#### Directions for this task:
In your copy, repeat the records exactly and leave out the pictures.

start Source records

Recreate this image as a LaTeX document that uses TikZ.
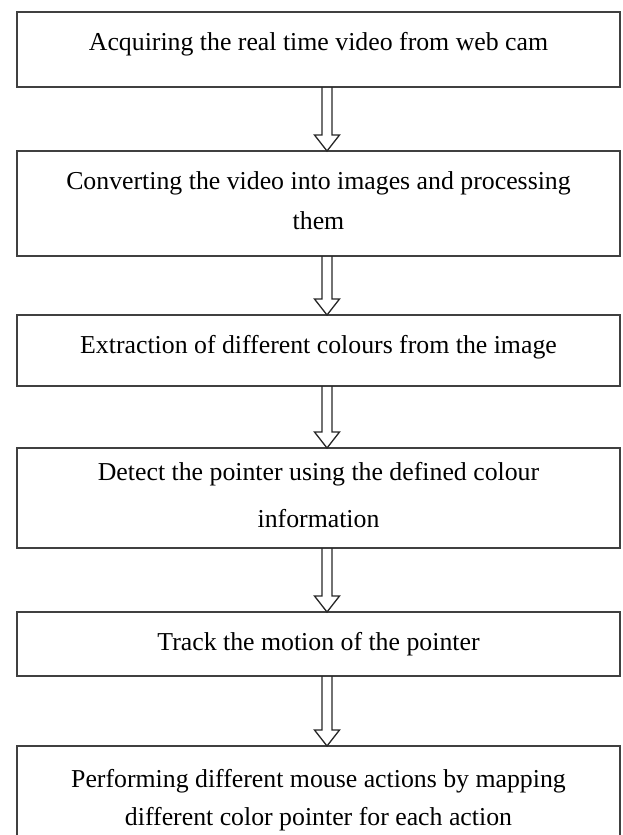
\documentclass[tikz,border=0pt]{standalone}
\usepackage{fontspec}
\setmainfont{Liberation Serif}
\usetikzlibrary{calc}

\tikzset{
  stepbox/.style={draw=black!75, line width=1.7pt, rectangle, inner sep=0pt, outer sep=0pt,
                  minimum width=603pt},
  lbl/.style={anchor=base, inner sep=0pt, text=black, font=\fontsize{25.8}{30}\selectfont},
  % hollow block arrow from the start point down to the target point
  holarrow/.style={draw=black!85, line width=1.3pt, line join=miter, to path={
    let \p1=(\tikztostart), \p2=(\tikztotarget) in
    (\x1-5pt,\y1) -- (\x1-5pt,\y2+16pt) -- (\x1-12.5pt,\y2+16pt) -- (\x1,\y2)
    -- (\x1+12.5pt,\y2+16pt) -- (\x1+5pt,\y2+16pt) -- (\x1+5pt,\y1)}}
}

\begin{document}
\begin{tikzpicture}[x=1pt, y=-1pt]
  \useasboundingbox (0,0) rectangle (622,835);

  % process boxes
  \node[stepbox, minimum height=75pt]  (b1) at (318.5,49.5)  {};
  \node[stepbox, minimum height=105pt] (b2) at (318.5,203.5) {};
  \node[stepbox, minimum height=71pt]  (b3) at (318.5,350.5) {};
  \node[stepbox, minimum height=100pt] (b4) at (318.5,498)   {};
  \node[stepbox, minimum height=64pt]  (b5) at (318.5,644)   {};
  \node[stepbox, minimum height=110pt] (b6) at (318.5,801)   {};

  % box texts
  \node[lbl] (t1)  at (318.5,50.5) {Acquiring the real time video from web cam};
  \node[lbl] (t2a) at (318.5,189)  {Converting the video into images and processing};
  \node[lbl] (t2b) at (318.5,229)  {them};
  \node[lbl] (t3)  at (318.5,353)  {Extraction of different colours from the image};
  \node[lbl] (t4a) at (318.5,480)  {Detect the pointer using the defined colour};
  \node[lbl] (t4b) at (318.5,527)  {information};
  \node[lbl] (t5)  at (318.5,650)  {Track the motion of the pointer};
  \node[lbl] (t6a) at (318.5,787)  {Performing different mouse actions by mapping};
  \node[lbl] (t6b) at (318.5,825)  {different color pointer for each action};

  % arrows between consecutive steps
  \coordinate (ax) at (327,0);
  \draw[holarrow] (b1.south -| ax) to (b2.north -| ax);
  \draw[holarrow] (b2.south -| ax) to (b3.north -| ax);
  \draw[holarrow] (b3.south -| ax) to (b4.north -| ax);
  \draw[holarrow] (b4.south -| ax) to (b5.north -| ax);
  \draw[holarrow] (b5.south -| ax) to (b6.north -| ax);
\end{tikzpicture}
\end{document}
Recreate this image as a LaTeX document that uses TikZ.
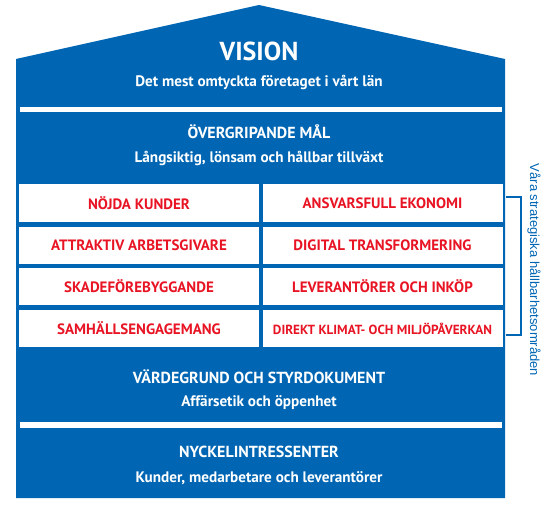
\documentclass[tikz,border=0pt]{standalone}
\usepackage{fontspec}
\setmainfont{PT Sans}
\newfontfamily\bracketfont{Liberation Sans}
\definecolor{houseblue}{RGB}{0,102,179}
\definecolor{goalred}{RGB}{232,20,36}
\begin{document}
\begin{tikzpicture}[x=1pt,y=-1pt,
  housetitle/.style={text=white,font=\bfseries\fontsize{16}{18}\selectfont,inner sep=0pt},
  housesub/.style={text=white,font=\bfseries\fontsize{15.2}{17}\selectfont,inner sep=0pt},
  goalbox/.style={fill=white,draw=none,minimum width=240pt,minimum height=37.5pt,inner sep=0pt,
     text=goalred,font=\bfseries\fontsize{15}{17}\selectfont},
  divider/.style={fill=white,draw=none},
  bracketline/.style={draw=houseblue,line width=2pt}]
\useasboundingbox (0,0) rectangle (555,505);
% house
\fill[houseblue] (16,498) -- (16,59) -- (259,5) -- (505,59) -- (505,498) -- cycle;
% dividers
\fill[divider] (20,107) rectangle (502,112.5);
\fill[divider] (20,422.5) rectangle (502,428);
% vision
\node[text=white,font=\bfseries\fontsize{26}{28}\selectfont,inner sep=0pt] (vision) at (259,51) {VISION};
\node[housesub] (visionsub) at (259,82) {Det mest omtyckta företaget i vårt län};
% goals
\node[housetitle] (mal) at (259,132) {ÖVERGRIPANDE MÅL};
\node[housesub] (malsub) at (259,158) {Långsiktig, lönsam och hållbar tillväxt};
% boxes
\node[goalbox] (g11) at (139,203) {NÖJDA KUNDER};
\node[goalbox] (g12) at (382.5,203) {ANSVARSFULL EKONOMI};
\node[goalbox] (g21) at (139,245.5) {ATTRAKTIV ARBETSGIVARE};
\node[goalbox] (g22) at (382.5,245.5) {DIGITAL TRANSFORMERING};
\node[goalbox] (g31) at (139,286.5) {SKADEFÖREBYGGANDE};
\node[goalbox] (g32) at (382.5,286.5) {LEVERANTÖRER OCH INKÖP};
\node[goalbox] (g41) at (139,328.5) {SAMHÄLLSENGAGEMANG};
\node[goalbox,font=\bfseries\fontsize{13.2}{15}\selectfont] (g42) at (382.5,328.5) {DIREKT KLIMAT- OCH MILJÖPÅVERKAN};
% values
\node[housetitle] (varde) at (259,376.5) {VÄRDEGRUND OCH STYRDOKUMENT};
\node[housesub] (vardesub) at (259,403) {Affärsetik och öppenhet};
% stakeholders
\node[housetitle] (nyckel) at (259,451.5) {NYCKELINTRESSENTER};
\node[housesub] (nyckelsub) at (259,478) {Kunder, medarbetare och leverantörer};
% bracket
\coordinate (btop) at (506,197);
\coordinate (bbot) at (506,335);
\draw[bracketline] (btop) -- (521,197) -- (521,335) -- (bbot);
\node[rotate=-90,text=houseblue,font=\bracketfont\fontsize{13}{15}\selectfont,inner sep=0pt] (omraden) at (534,270) {Våra strategiska hållbarhetsområden};
\end{tikzpicture}
\end{document}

end Source records

#### Full output:
Recreate this image as a LaTeX document that uses TikZ.
\documentclass[tikz,border=0pt]{standalone}
\usepackage{fontspec}
\setmainfont{Liberation Serif}
\usetikzlibrary{calc}

\tikzset{
  stepbox/.style={draw=black!75, line width=1.7pt, rectangle, inner sep=0pt, outer sep=0pt,
                  minimum width=603pt},
  lbl/.style={anchor=base, inner sep=0pt, text=black, font=\fontsize{25.8}{30}\selectfont},
  % hollow block arrow from the start point down to the target point
  holarrow/.style={draw=black!85, line width=1.3pt, line join=miter, to path={
    let \p1=(\tikztostart), \p2=(\tikztotarget) in
    (\x1-5pt,\y1) -- (\x1-5pt,\y2+16pt) -- (\x1-12.5pt,\y2+16pt) -- (\x1,\y2)
    -- (\x1+12.5pt,\y2+16pt) -- (\x1+5pt,\y2+16pt) -- (\x1+5pt,\y1)}}
}

\begin{document}
\begin{tikzpicture}[x=1pt, y=-1pt]
  \useasboundingbox (0,0) rectangle (622,835);

  % process boxes
  \node[stepbox, minimum height=75pt]  (b1) at (318.5,49.5)  {};
  \node[stepbox, minimum height=105pt] (b2) at (318.5,203.5) {};
  \node[stepbox, minimum height=71pt]  (b3) at (318.5,350.5) {};
  \node[stepbox, minimum height=100pt] (b4) at (318.5,498)   {};
  \node[stepbox, minimum height=64pt]  (b5) at (318.5,644)   {};
  \node[stepbox, minimum height=110pt] (b6) at (318.5,801)   {};

  % box texts
  \node[lbl] (t1)  at (318.5,50.5) {Acquiring the real time video from web cam};
  \node[lbl] (t2a) at (318.5,189)  {Converting the video into images and processing};
  \node[lbl] (t2b) at (318.5,229)  {them};
  \node[lbl] (t3)  at (318.5,353)  {Extraction of different colours from the image};
  \node[lbl] (t4a) at (318.5,480)  {Detect the pointer using the defined colour};
  \node[lbl] (t4b) at (318.5,527)  {information};
  \node[lbl] (t5)  at (318.5,650)  {Track the motion of the pointer};
  \node[lbl] (t6a) at (318.5,787)  {Performing different mouse actions by mapping};
  \node[lbl] (t6b) at (318.5,825)  {different color pointer for each action};

  % arrows between consecutive steps
  \coordinate (ax) at (327,0);
  \draw[holarrow] (b1.south -| ax) to (b2.north -| ax);
  \draw[holarrow] (b2.south -| ax) to (b3.north -| ax);
  \draw[holarrow] (b3.south -| ax) to (b4.north -| ax);
  \draw[holarrow] (b4.south -| ax) to (b5.north -| ax);
  \draw[holarrow] (b5.south -| ax) to (b6.north -| ax);
\end{tikzpicture}
\end{document}
Recreate this image as a LaTeX document that uses TikZ.
\documentclass[tikz,border=0pt]{standalone}
\usepackage{fontspec}
\setmainfont{PT Sans}
\newfontfamily\bracketfont{Liberation Sans}
\definecolor{houseblue}{RGB}{0,102,179}
\definecolor{goalred}{RGB}{232,20,36}
\begin{document}
\begin{tikzpicture}[x=1pt,y=-1pt,
  housetitle/.style={text=white,font=\bfseries\fontsize{16}{18}\selectfont,inner sep=0pt},
  housesub/.style={text=white,font=\bfseries\fontsize{15.2}{17}\selectfont,inner sep=0pt},
  goalbox/.style={fill=white,draw=none,minimum width=240pt,minimum height=37.5pt,inner sep=0pt,
     text=goalred,font=\bfseries\fontsize{15}{17}\selectfont},
  divider/.style={fill=white,draw=none},
  bracketline/.style={draw=houseblue,line width=2pt}]
\useasboundingbox (0,0) rectangle (555,505);
% house
\fill[houseblue] (16,498) -- (16,59) -- (259,5) -- (505,59) -- (505,498) -- cycle;
% dividers
\fill[divider] (20,107) rectangle (502,112.5);
\fill[divider] (20,422.5) rectangle (502,428);
% vision
\node[text=white,font=\bfseries\fontsize{26}{28}\selectfont,inner sep=0pt] (vision) at (259,51) {VISION};
\node[housesub] (visionsub) at (259,82) {Det mest omtyckta företaget i vårt län};
% goals
\node[housetitle] (mal) at (259,132) {ÖVERGRIPANDE MÅL};
\node[housesub] (malsub) at (259,158) {Långsiktig, lönsam och hållbar tillväxt};
% boxes
\node[goalbox] (g11) at (139,203) {NÖJDA KUNDER};
\node[goalbox] (g12) at (382.5,203) {ANSVARSFULL EKONOMI};
\node[goalbox] (g21) at (139,245.5) {ATTRAKTIV ARBETSGIVARE};
\node[goalbox] (g22) at (382.5,245.5) {DIGITAL TRANSFORMERING};
\node[goalbox] (g31) at (139,286.5) {SKADEFÖREBYGGANDE};
\node[goalbox] (g32) at (382.5,286.5) {LEVERANTÖRER OCH INKÖP};
\node[goalbox] (g41) at (139,328.5) {SAMHÄLLSENGAGEMANG};
\node[goalbox,font=\bfseries\fontsize{13.2}{15}\selectfont] (g42) at (382.5,328.5) {DIREKT KLIMAT- OCH MILJÖPÅVERKAN};
% values
\node[housetitle] (varde) at (259,376.5) {VÄRDEGRUND OCH STYRDOKUMENT};
\node[housesub] (vardesub) at (259,403) {Affärsetik och öppenhet};
% stakeholders
\node[housetitle] (nyckel) at (259,451.5) {NYCKELINTRESSENTER};
\node[housesub] (nyckelsub) at (259,478) {Kunder, medarbetare och leverantörer};
% bracket
\coordinate (btop) at (506,197);
\coordinate (bbot) at (506,335);
\draw[bracketline] (btop) -- (521,197) -- (521,335) -- (bbot);
\node[rotate=-90,text=houseblue,font=\bracketfont\fontsize{13}{15}\selectfont,inner sep=0pt] (omraden) at (534,270) {Våra strategiska hållbarhetsområden};
\end{tikzpicture}
\end{document}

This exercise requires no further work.